THE REQUEST:
Make an exact copy of all the entries, but do not reproduce the pictures.

[Source code of charts]
>> START
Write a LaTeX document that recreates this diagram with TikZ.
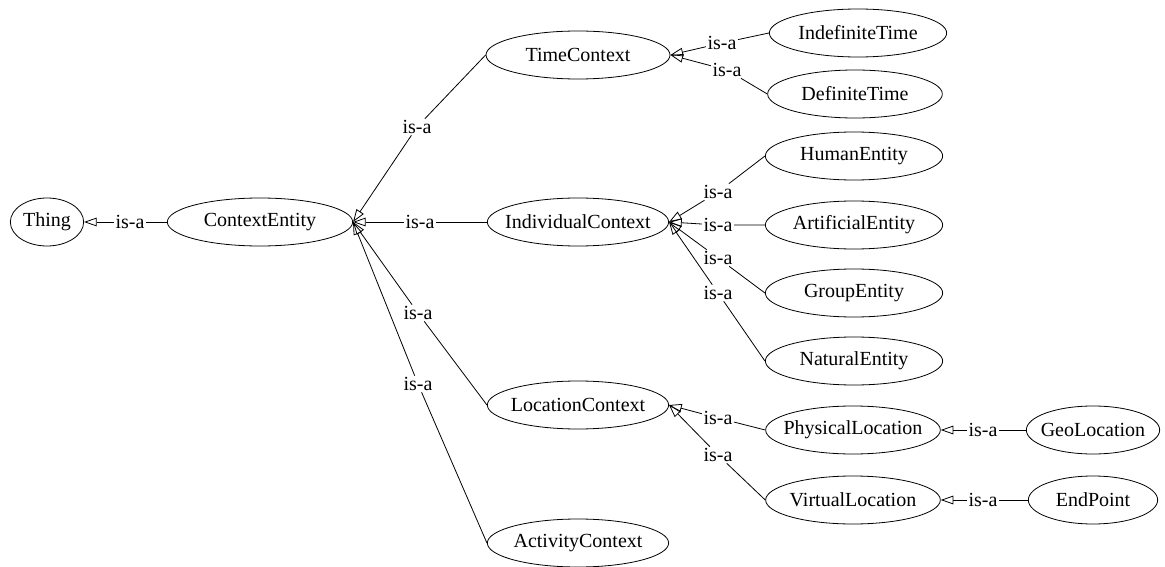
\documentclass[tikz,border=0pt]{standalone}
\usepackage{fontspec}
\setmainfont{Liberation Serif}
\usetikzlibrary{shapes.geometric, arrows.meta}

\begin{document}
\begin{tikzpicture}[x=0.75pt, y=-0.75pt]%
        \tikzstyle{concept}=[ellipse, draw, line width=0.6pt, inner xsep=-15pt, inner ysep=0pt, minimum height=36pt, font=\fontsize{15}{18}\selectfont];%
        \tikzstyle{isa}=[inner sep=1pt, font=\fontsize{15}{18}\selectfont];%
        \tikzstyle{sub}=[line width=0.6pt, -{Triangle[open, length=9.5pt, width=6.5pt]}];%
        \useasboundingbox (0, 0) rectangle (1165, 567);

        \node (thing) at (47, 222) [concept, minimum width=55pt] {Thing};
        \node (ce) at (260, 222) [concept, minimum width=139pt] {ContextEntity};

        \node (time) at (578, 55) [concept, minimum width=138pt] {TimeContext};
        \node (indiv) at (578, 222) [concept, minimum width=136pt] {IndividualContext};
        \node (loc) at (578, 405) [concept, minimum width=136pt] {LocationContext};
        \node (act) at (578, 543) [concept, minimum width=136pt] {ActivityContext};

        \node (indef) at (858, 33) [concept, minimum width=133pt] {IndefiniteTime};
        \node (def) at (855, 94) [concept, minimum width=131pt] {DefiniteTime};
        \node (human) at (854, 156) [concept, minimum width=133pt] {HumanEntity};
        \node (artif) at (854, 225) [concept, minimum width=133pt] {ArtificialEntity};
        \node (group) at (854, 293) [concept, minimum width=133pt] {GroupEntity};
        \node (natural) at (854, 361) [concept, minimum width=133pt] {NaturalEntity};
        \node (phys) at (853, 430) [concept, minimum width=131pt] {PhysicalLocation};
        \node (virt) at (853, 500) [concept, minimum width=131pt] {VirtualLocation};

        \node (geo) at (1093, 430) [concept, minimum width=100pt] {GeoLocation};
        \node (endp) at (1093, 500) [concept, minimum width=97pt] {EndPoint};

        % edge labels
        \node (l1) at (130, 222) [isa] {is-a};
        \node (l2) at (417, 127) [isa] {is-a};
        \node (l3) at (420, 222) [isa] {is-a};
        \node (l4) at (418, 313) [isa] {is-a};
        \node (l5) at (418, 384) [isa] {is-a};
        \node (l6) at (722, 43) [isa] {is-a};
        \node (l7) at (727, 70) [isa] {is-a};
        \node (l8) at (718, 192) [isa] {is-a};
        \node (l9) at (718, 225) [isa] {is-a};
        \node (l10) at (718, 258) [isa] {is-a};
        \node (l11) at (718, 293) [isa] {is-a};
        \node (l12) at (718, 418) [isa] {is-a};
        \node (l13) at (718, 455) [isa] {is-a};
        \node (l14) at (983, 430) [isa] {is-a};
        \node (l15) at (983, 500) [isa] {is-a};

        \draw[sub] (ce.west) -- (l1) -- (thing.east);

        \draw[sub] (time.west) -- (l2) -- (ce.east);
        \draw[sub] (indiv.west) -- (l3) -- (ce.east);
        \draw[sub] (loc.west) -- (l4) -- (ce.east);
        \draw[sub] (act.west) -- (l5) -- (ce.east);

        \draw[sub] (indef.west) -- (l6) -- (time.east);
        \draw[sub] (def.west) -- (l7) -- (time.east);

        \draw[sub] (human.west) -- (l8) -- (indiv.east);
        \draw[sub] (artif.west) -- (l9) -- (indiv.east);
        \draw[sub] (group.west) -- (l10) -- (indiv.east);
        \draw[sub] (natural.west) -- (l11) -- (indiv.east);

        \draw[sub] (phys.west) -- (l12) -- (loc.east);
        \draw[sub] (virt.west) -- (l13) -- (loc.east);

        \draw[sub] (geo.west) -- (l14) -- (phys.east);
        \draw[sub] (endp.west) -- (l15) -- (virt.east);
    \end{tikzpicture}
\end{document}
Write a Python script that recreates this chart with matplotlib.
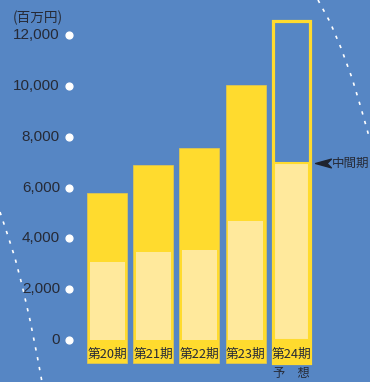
>> END
EXPECTED OUTPUT:
Write a LaTeX document that recreates this diagram with TikZ.
\documentclass[tikz,border=0pt]{standalone}
\usepackage{fontspec}
\setmainfont{Liberation Serif}
\usetikzlibrary{shapes.geometric, arrows.meta}

\begin{document}
\begin{tikzpicture}[x=0.75pt, y=-0.75pt]%
        \tikzstyle{concept}=[ellipse, draw, line width=0.6pt, inner xsep=-15pt, inner ysep=0pt, minimum height=36pt, font=\fontsize{15}{18}\selectfont];%
        \tikzstyle{isa}=[inner sep=1pt, font=\fontsize{15}{18}\selectfont];%
        \tikzstyle{sub}=[line width=0.6pt, -{Triangle[open, length=9.5pt, width=6.5pt]}];%
        \useasboundingbox (0, 0) rectangle (1165, 567);

        \node (thing) at (47, 222) [concept, minimum width=55pt] {Thing};
        \node (ce) at (260, 222) [concept, minimum width=139pt] {ContextEntity};

        \node (time) at (578, 55) [concept, minimum width=138pt] {TimeContext};
        \node (indiv) at (578, 222) [concept, minimum width=136pt] {IndividualContext};
        \node (loc) at (578, 405) [concept, minimum width=136pt] {LocationContext};
        \node (act) at (578, 543) [concept, minimum width=136pt] {ActivityContext};

        \node (indef) at (858, 33) [concept, minimum width=133pt] {IndefiniteTime};
        \node (def) at (855, 94) [concept, minimum width=131pt] {DefiniteTime};
        \node (human) at (854, 156) [concept, minimum width=133pt] {HumanEntity};
        \node (artif) at (854, 225) [concept, minimum width=133pt] {ArtificialEntity};
        \node (group) at (854, 293) [concept, minimum width=133pt] {GroupEntity};
        \node (natural) at (854, 361) [concept, minimum width=133pt] {NaturalEntity};
        \node (phys) at (853, 430) [concept, minimum width=131pt] {PhysicalLocation};
        \node (virt) at (853, 500) [concept, minimum width=131pt] {VirtualLocation};

        \node (geo) at (1093, 430) [concept, minimum width=100pt] {GeoLocation};
        \node (endp) at (1093, 500) [concept, minimum width=97pt] {EndPoint};

        % edge labels
        \node (l1) at (130, 222) [isa] {is-a};
        \node (l2) at (417, 127) [isa] {is-a};
        \node (l3) at (420, 222) [isa] {is-a};
        \node (l4) at (418, 313) [isa] {is-a};
        \node (l5) at (418, 384) [isa] {is-a};
        \node (l6) at (722, 43) [isa] {is-a};
        \node (l7) at (727, 70) [isa] {is-a};
        \node (l8) at (718, 192) [isa] {is-a};
        \node (l9) at (718, 225) [isa] {is-a};
        \node (l10) at (718, 258) [isa] {is-a};
        \node (l11) at (718, 293) [isa] {is-a};
        \node (l12) at (718, 418) [isa] {is-a};
        \node (l13) at (718, 455) [isa] {is-a};
        \node (l14) at (983, 430) [isa] {is-a};
        \node (l15) at (983, 500) [isa] {is-a};

        \draw[sub] (ce.west) -- (l1) -- (thing.east);

        \draw[sub] (time.west) -- (l2) -- (ce.east);
        \draw[sub] (indiv.west) -- (l3) -- (ce.east);
        \draw[sub] (loc.west) -- (l4) -- (ce.east);
        \draw[sub] (act.west) -- (l5) -- (ce.east);

        \draw[sub] (indef.west) -- (l6) -- (time.east);
        \draw[sub] (def.west) -- (l7) -- (time.east);

        \draw[sub] (human.west) -- (l8) -- (indiv.east);
        \draw[sub] (artif.west) -- (l9) -- (indiv.east);
        \draw[sub] (group.west) -- (l10) -- (indiv.east);
        \draw[sub] (natural.west) -- (l11) -- (indiv.east);

        \draw[sub] (phys.west) -- (l12) -- (loc.east);
        \draw[sub] (virt.west) -- (l13) -- (loc.east);

        \draw[sub] (geo.west) -- (l14) -- (phys.east);
        \draw[sub] (endp.west) -- (l15) -- (virt.east);
    \end{tikzpicture}
\end{document}
Write a Python script that recreates this chart with matplotlib.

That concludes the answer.